The best-known composer next to Dutilleux is
the Pole, Alexandre Tansman. He lived in France where he knew
Stravinsky and Milhaud and later moved to America. The influences
of all of these can be heard in his sprightly seven-minute, three
movement suite.
It seems that Paul Chihara’s impressionistic
‘The Beauty of the Rose is in its passing’ was recorded on LP
in 1978. It is not scored for bassoon and piano but for the delicious
combination of bassoon, two horns, harp and percussion. It also
has the best recording quality. At only eight minutes duration
and with so little for the ensemble (the bassoon excepted) to
do it seems a hopelessly impractical work for a concert item.
This is a pity because it made the most favourable impression
of any of the works on the disc.
What immediately strikes the listener about the
disc is that although the bassoon is recorded fairly upfront and
naturally the piano sometimes sounds as if it’s in another room;
an unfortunate miscalculation this, particularly in such richly
harmonized music.
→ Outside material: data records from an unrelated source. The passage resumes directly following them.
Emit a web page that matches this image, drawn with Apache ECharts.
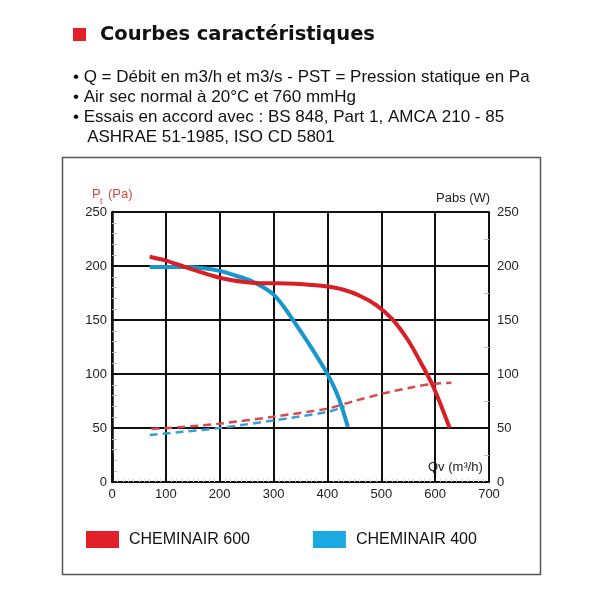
<!DOCTYPE html>
<html>
<head>
<meta charset="utf-8">
<script src="https://cdn.jsdelivr.net/npm/echarts@6/dist/echarts.min.js"></script>
<style>
html,body{margin:0;padding:0;background:#fff;}
#main{width:600px;height:600px;}
</style>
</head>
<body>
<div id="main"></div>
<script>
// ---- Data ----
const xTicks = [0, 100, 200, 300, 400, 500, 600, 700];
const yTicks = [0, 50, 100, 150, 200, 250];

// CHEMINAIR 600 : pression (Pa)
const q600 = [70, 100, 130, 160, 190, 220, 250, 280, 310, 340, 370, 400, 430, 460, 490, 520, 550, 575, 595, 610, 627];
const p600 = [208.5, 205, 200, 195, 190.5, 187, 185, 184, 184, 183.5, 182.5, 181, 178, 172.5, 164, 151, 131, 109, 90, 72, 50];
// CHEMINAIR 600 : puissance absorbée (W)
const qPabs600 = [73, 130, 200, 300, 400, 450, 500, 560, 600, 630];
const pabs600 = [49, 51, 54, 60.5, 68, 75, 81.5, 88, 91, 92];

// CHEMINAIR 400 : pression (Pa)
const q400 = [70, 130, 170, 200, 230, 255, 280, 300, 318, 336, 368, 400, 420, 438];
const p400 = [199, 199, 198, 195.5, 191, 187, 180.5, 173.5, 163, 150, 126, 100, 79, 51];
// CHEMINAIR 400 : puissance absorbée (W)
const qPabs400 = [70, 130, 200, 300, 400, 432];
const pabs400 = [43.5, 46.5, 50, 57, 65, 70];

// small vertical marker at origin
const originBar = [0, 26];

const bullets = [
  '• Q = Débit en m3/h et m3/s - PST = Pression statique en Pa',
  '• Air sec normal à 20°C et 760 mmHg',
  '• Essais en accord avec : BS 848, Part 1, AMCA 210 - 85',
  '   ASHRAE 51-1985, ISO CD 5801'
];
const names = ['CHEMINAIR 600', 'CHEMINAIR 400'];

const zip = (a, b) => a.map((v, i) => [v, b[i]]);

const RED = '#d71f26', BLUE = '#1796d0';
const RED_D = '#d84a4a', BLUE_D = '#3a9dd6';
const FONT = '"Liberation Sans", Arial, sans-serif';

const chart = echarts.init(document.getElementById('main'), null, {renderer: 'canvas'});

const graphics = [
  {type: 'rect', shape: {x: 62.5, y: 157.5, width: 478, height: 417}, style: {fill: 'none', stroke: '#555', lineWidth: 1.5}, silent: true},
  {type: 'rect', shape: {x: 73, y: 28, width: 13, height: 13}, style: {fill: '#e3202a'}},
  {type: 'text', x: 100, y: 35, style: {text: 'Courbes caractéristiques', font: 'bold 19.5px "DejaVu Sans", sans-serif', fill: '#111', verticalAlign: 'middle'}},
  {type: 'text', x: 92, y: 194, style: {text: 'P', font: '13px ' + FONT, fill: '#d9473f', verticalAlign: 'middle'}},
  {type: 'text', x: 100, y: 202, style: {text: 't', font: '9px ' + FONT, fill: '#d9473f', verticalAlign: 'middle'}},
  {type: 'text', x: 108, y: 194, style: {text: '(Pa)', font: '13px ' + FONT, fill: '#d9473f', verticalAlign: 'middle'}},
  {type: 'text', x: 436, y: 198, style: {text: 'Pabs (W)', font: '13px ' + FONT, fill: '#222', verticalAlign: 'middle'}},
  {type: 'text', x: 428, y: 467, style: {text: 'Qv (m³/h)', font: '13px ' + FONT, fill: '#222', verticalAlign: 'middle'}}
];
bullets.forEach((t, i) => {
  graphics.push({type: 'text', x: 73, y: 77 + i * 20, style: {text: t, font: '17px ' + FONT, fill: '#111', verticalAlign: 'middle'}});
});

const option = {
  animation: false,
  backgroundColor: '#fff',
  graphic: graphics,
  grid: {left: 112, right: 111, top: 212, bottom: 118, containLabel: false},
  legend: {
    left: 86, top: 531, itemWidth: 33, itemHeight: 17, itemGap: 63, padding: 0,
    icon: 'rect',
    textStyle: {fontSize: 16, color: '#111', fontFamily: FONT, padding: [0, 0, 0, 5]},
    data: [
      {name: names[0], itemStyle: {color: '#e3202a'}},
      {name: names[1], itemStyle: {color: '#1ba9e1'}}
    ],
    selectedMode: false
  },
  xAxis: {
    type: 'value', min: 0, max: 700, interval: 100,
    axisLine: {show: true, lineStyle: {color: '#111', width: 2}},
    axisTick: {show: true, inside: true, length: 0},
    minorTick: {show: true, splitNumber: 10, length: 3, lineStyle: {color: '#d0d0d0'}},
    splitLine: {show: true, lineStyle: {color: '#111', width: 2}},
    axisLabel: {fontSize: 13, color: '#222', fontFamily: FONT, margin: 6,
      customValues: xTicks}
  },
  yAxis: [
    {
      type: 'value', min: 0, max: 250, interval: 50, position: 'left',
      axisLine: {show: true, lineStyle: {color: '#111', width: 2.5}},
      axisTick: {show: true, inside: true, length: 0},
      minorTick: {show: true, splitNumber: 5, length: 5, lineStyle: {color: '#bbb'}},
      splitLine: {show: true, lineStyle: {color: '#111', width: 2}},
      axisLabel: {fontSize: 13, color: '#222', fontFamily: FONT, margin: 5, customValues: yTicks}
    },
    {
      type: 'value', min: 0, max: 250, interval: 50, position: 'right',
      axisLine: {show: true, lineStyle: {color: '#111', width: 2}},
      axisTick: {show: true, inside: true, length: 0},
      minorTick: {show: true, splitNumber: 2, length: 5, lineStyle: {color: '#bbb'}},
      splitLine: {show: false},
      axisLabel: {fontSize: 13, color: '#222', fontFamily: FONT, margin: 8, customValues: yTicks}
    }
  ],
  series: [
    {
      name: names[0], type: 'line', yAxisIndex: 1, data: zip(qPabs600, pabs600),
      smooth: 0.3, showSymbol: false, z: 3,
      lineStyle: {color: RED_D, width: 2.5, type: [8, 5]}, itemStyle: {color: RED_D}
    },
    {
      name: names[1], type: 'line', yAxisIndex: 1, data: zip(qPabs400, pabs400),
      smooth: 0.3, showSymbol: false, z: 3,
      lineStyle: {color: BLUE_D, width: 2.5, type: [8, 5]}, itemStyle: {color: BLUE_D},
      markLine: {
        silent: true, symbol: 'none', label: {show: false},
        lineStyle: {color: '#111', width: 2.5, type: 'solid'},
        data: [[{coord: [originBar[0], 0]}, {coord: [originBar[0], originBar[1]]}]]
      }
    },
    {
      name: names[1], type: 'line', yAxisIndex: 0, data: zip(q400, p400),
      smooth: 0.3, showSymbol: false, z: 4,
      lineStyle: {color: BLUE, width: 4}, itemStyle: {color: BLUE}
    },
    {
      name: names[0], type: 'line', yAxisIndex: 0, data: zip(q600, p600),
      smooth: 0.3, showSymbol: false, z: 5,
      lineStyle: {color: RED, width: 4}, itemStyle: {color: RED}
    }
  ]
};
chart.setOption(option);
</script>
</body>
</html>
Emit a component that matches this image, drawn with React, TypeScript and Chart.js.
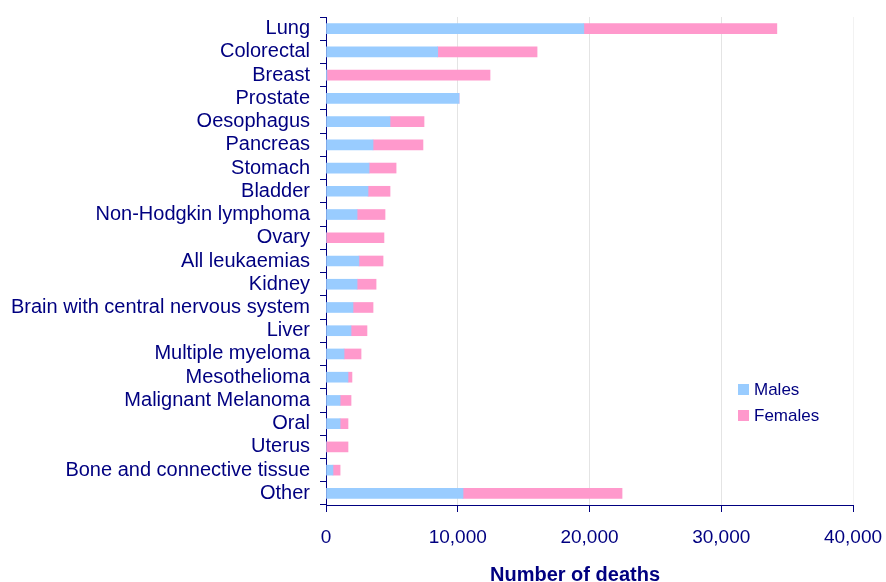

Gloria Cheng is a very sensitive accompanist
and it is unfortunate to say the least that some of her best work
is practically lost.
None of these pieces are what used to be termed
‘squeaky-gate’ music. In each work it is the line and each composer’s
individual lyricism that comes to the fore. This singing quality
might be in the long winding melody of Persichetti or in the blues-inflected
chromaticism of Gernot Wolfgang’s wonderfully varied ‘Moody Blues’.
Despite the fact that I can be mostly positive
about the CD, this is probably a disc for the woodwind enthusiast
or an aficionado of the bassoon. A quick glimpse at Crystal Records’
current advertising indicates that they are producing more discs
of the bassoon repertoire. Watch this space!